Publié le Samedi 22 octobre 2016 à 08h10.

Budget de la Sécu : L’imposture de la ministre

Le projet de loi de financement de la sécurité sociale (PLFSS) a été présenté par le gouvernement fin septembre lors d’une conférence de presse...

Marisol Touraine a osé affirmer que « Le désendettement de la Sécurité sociale est une très grande victoire pour toutes celles et tous ceux qui croient en l’action publique et dans le réforme». Sa posture triomphaliste est indécente, alors que « le redressement des comptes » est payé au prix fort par les agents hospitaliers et le personnel de la Sécu (18 000 suppressions de postes en 10 ans) et par les assuréEs sociaux dans toutes les branches de la Sécurité sociale.

Les allocations familiales diminuent à la suite de la décision de moduler le montant des allocations familiales selon les revenus. Les conditions d’attribution des allocations logement (APL) sont durcies. L’âge légal du départ à la retraite a été repoussé à 62 ans à la suite des contre-réformes, la durée de cotisation pour bénéficier d’une retraite à taux plein a été allongée en 2014, et les travailleurs sont incités à partir à 63 ans pour éviter de percevoir une retraite complémentaire amputée à la suite d’un accord entre le Medef et des syndicats, accord avalisé par le gouvernement.
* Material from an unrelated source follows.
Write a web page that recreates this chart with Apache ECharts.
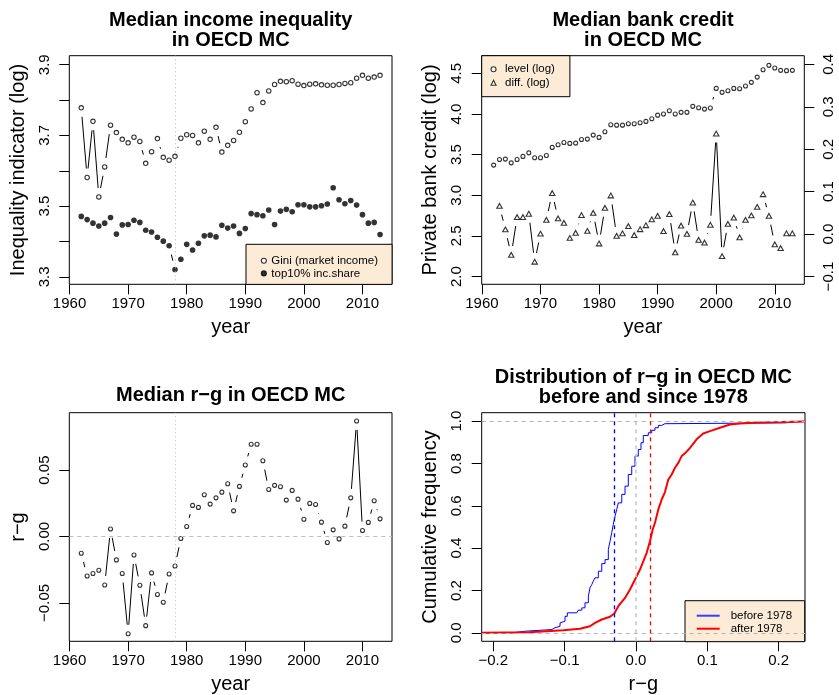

Marisol Touraine a dénoncé la politique de la droite : « Il y a cinq ans, la Sécurité sociale perdait 21 milliards d’euros et les Français ne voyaient pas le bout du tunnel. Pire, ce déficit abyssal, lié à des années d’errements, servait à justifier le démantèlement de leurs droits sociaux. Franchises, déremboursements, forfaits... C’était le temps du "faire payer plus en protégeant moins" »...

Et la même politique a été poursuivie ! Les déremboursements continuent, les forfaits et franchises sont maintenus. Une seule avancée, modeste : les bénéficiaires de l’aide à la complémentaire santé ne paient plus les franchises.

La résorption du « déficit » au dépend de notre santé

Le bilan de sa politique apparaît clairement dans l’enquête récente du Secours populaire1 : les difficultés financières poussent une partie significative de la population à retarder ou à renoncer à des soins, notamment les soins dentaires et l’optique, particulièrement chez les plus pauvres : la moitié des foyers dont le revenu mensuel net est inférieur à 1 200 euros nets ont déjà dû reporter ou renoncer à une consultation chez un dentiste (+ 22 points par rapport à 2008), et plus d’un tiers chez un ophtalmologiste (39 % :+ 9 points).

Le gouvernement a répondu en promettant un meilleur remboursement des soins dentaires qui pourraient être pris en charge uniquement par les complémentaires santé, comme le préconise la Cour des comptes. C’est la poursuite du processus de désengagement du remboursement des soins de ville par la Sécu au profit des mutuelles et assurances, une des raisons des coupes budgétaires toujours importantes dans la branche maladie : 3,5 milliards en 2016, 4 milliards en 2017.

Les hôpitaux continueront à payer au prix le plus fort le « désendettement ». Après les 690 millions en 2016, le PLFSS de 2017 veut imposer 845 millions d’euros d’économies en 2017. Le déficit de la Sécu est transféré aux hôpitaux, et certains sont même contraints de vendre une partie de leur patrimoine pour payer les salaires.

La ministre, elle, ne s’inquiète pas des difficultés des établissements à assurer leurs missions, des conditions de travail et des suicides des soignants, elle aggrave sa politique de démantèlement des hôpitaux avec les groupements hospitaliers de territoire. Il faut imposer un coup d’arrêt à la politique mortifère de ce gouvernement. Fort heureusement, les fédérations de la santé CGT, SUD, FO, la CGT des organismes sociaux, ainsi que des organisations catégorielles, appellent à la grève le mardi 8 novembre et ­discutent de la poursuite de la mobilisation.